December 21, 2008

Chicago's Short-Sighted Snow Removal Policy Comes At Steep Cost

It's been snowing all week with nary a snow plow in sight. Chicago has a new snow removal policy and it's illogical and ill-conceived at best. A knee-jerk political reaction to a budgetary crisis that promises to do more harm than good.

It used to be that Chicago was well-prepared for winter storms and its citizenry could depend on a swift reaction from Streets and Sanitation to clear the highways and roads and generally to keep traffic moving apace. Things are different now that Chicago and virtually every other governmental entity in the country are experiencing unexpected budgetary shortfalls. No one could have expected this result only a few months ago. But, then came the financial crisis and the TARP and the loss of jobs and anticipated tax receipts.

How has Chicago responded to this crisis? By cutting back on virtually all non-emergency governmental services, including snow removal. The justification for which is that, like many other governmental services, it can still be adequate with less capacity and frequency. (Remember, we are talking about winter in Chicago, not Las Vegas.) While it is true that a reduction in expenditures for snow removal will save costs for that budgetary line item, it will not result in overall economic savings for the City.
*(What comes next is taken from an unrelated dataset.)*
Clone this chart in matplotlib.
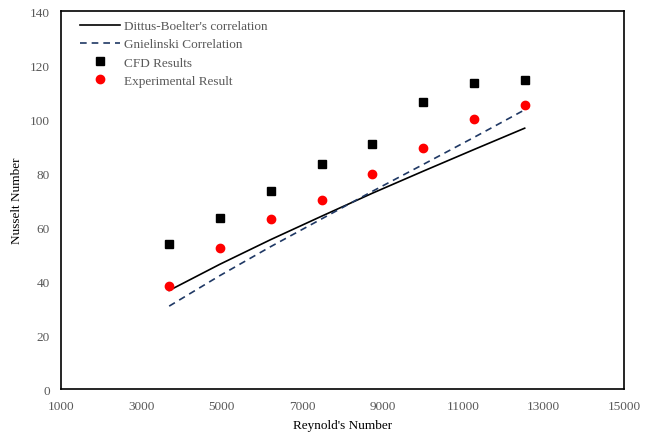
import matplotlib
matplotlib.use("Agg")
import matplotlib.pyplot as plt

plt.rcParams['font.family'] = ['Liberation Serif', 'DejaVu Serif']

# Reynolds numbers of the test runs
reynolds = [3690, 4950, 6210, 7480, 8740, 10010, 11270, 12530]

# Nusselt numbers
dittus_boelter = [36.5, 46.2, 55.3, 64.0, 72.5, 80.7, 88.7, 96.6]
gnielinski = [30.7, 42.0, 52.7, 63.0, 73.2, 83.2, 93.2, 103.4]
cfd = [53.6, 63.2, 73.3, 83.3, 90.9, 106.4, 113.2, 114.5]
experimental = [38.3, 52.3, 63.1, 69.9, 79.7, 89.1, 99.9, 105.2]

x_ticks = [1000, 3000, 5000, 7000, 9000, 11000, 13000, 15000]
y_ticks = [0, 20, 40, 60, 80, 100, 120, 140]

grey = '#595959'

fig = plt.figure(figsize=(6.53, 4.35), dpi=100)
ax = fig.add_axes([0.0934, 0.1034, 0.8622, 0.869])

ax.plot(reynolds, dittus_boelter, color='black', lw=1.2,
        label="Dittus-Boelter's correlation")
ax.plot(reynolds, gnielinski, color='#1F3864', lw=1.2, dashes=(4, 3),
        label='Gnielinski Correlation')
ax.plot(reynolds, cfd, ls='none', marker='s', ms=5.5, color='black',
        label='CFD Results')
ax.plot(reynolds, experimental, ls='none', marker='o', ms=6, color='red',
        label='Experimental Result')

ax.set_xlim(1000, 15000)
ax.set_ylim(0, 140)
ax.set_xticks(x_ticks)
ax.set_yticks(y_ticks)
ax.tick_params(length=0, labelsize=9.5, colors=grey, pad=8)
for s in ax.spines.values():
    s.set_linewidth(1.2)
    s.set_color('black')

ax.set_xlabel("Reynold's Number", fontsize=9.5, labelpad=5)
ax.set_ylabel('Nusselt Number', fontsize=9.5, labelpad=5)

leg = ax.legend(loc='upper left', bbox_to_anchor=(0.02, 0.997), frameon=False,
                fontsize=9.5, handlelength=3.0, handletextpad=0.35,
                labelspacing=0.45, borderaxespad=0.2)
for t in leg.get_texts():
    t.set_color(grey)

fig.savefig('out.png', dpi=100)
Nor will it buttress the budget. Rather, it will come at a steep and incalculable price and a net economic loss for the City.

Here we are the weekend before Christmas, typically the busiest shopping weekend of the year and we are beset not only by freezing temperatures and incessant snowfall, but also by transportation gridlock. What should be a last minute surge of holiday shoppers with money to spend is turning out to be one big traffic headache, that is if one can even navigate the roads at all.

And here is the problem inherent in the type of short-term thinking leading to the ill-conceived government policy of which I speak and for which government is so notable: Oftentimes it actually achieves the exact opposite result intended on a macro-economic basis. As noted, the City will save some snow removal dollars but to what end? To leave the streets unpassable and cars immobilized from heaps of snow. To discourage City residents and suburbanites from journeying to Michigan Avenue and Downtown and elsewhere in the City for a final holiday shopping spree. To find stores and other retail outlets of every kind with substantially fewer customers than projected in the final days before Christmas. Did the policymakers even consider these consequences when they effectively allowed Chicago to be snowed-in?

The economics of Chicago's snow removal policy will become abundantly clear in short order. Retail revenues of all forms will be substantially lower and, consequently, so will sales and other tax receipts. Emptier stores, restaurants, movie theatres and service stations necessarily leads to this inevitability. Hence, from a macro-economic point of view, without even considering the increased safety risk to people and property from a laissez-faire snow removal policy, Chicago gambled on a mild winter and so far has lost.

In the end, the taxpayer will be on the hook. More taxes and fees will be demanded because the budget shortfall will be worse than forecast as a direct result of the unsound snow removal policy. A policy that was economically flawed at the outset. A policy that only considered the short-term political benefit of saving relatively meager budgetary dollars as compared to the staggering loss of tax receipts, not to mention increased business hardships and loss of jobs -- the ultimate sources of Chicago's tax base.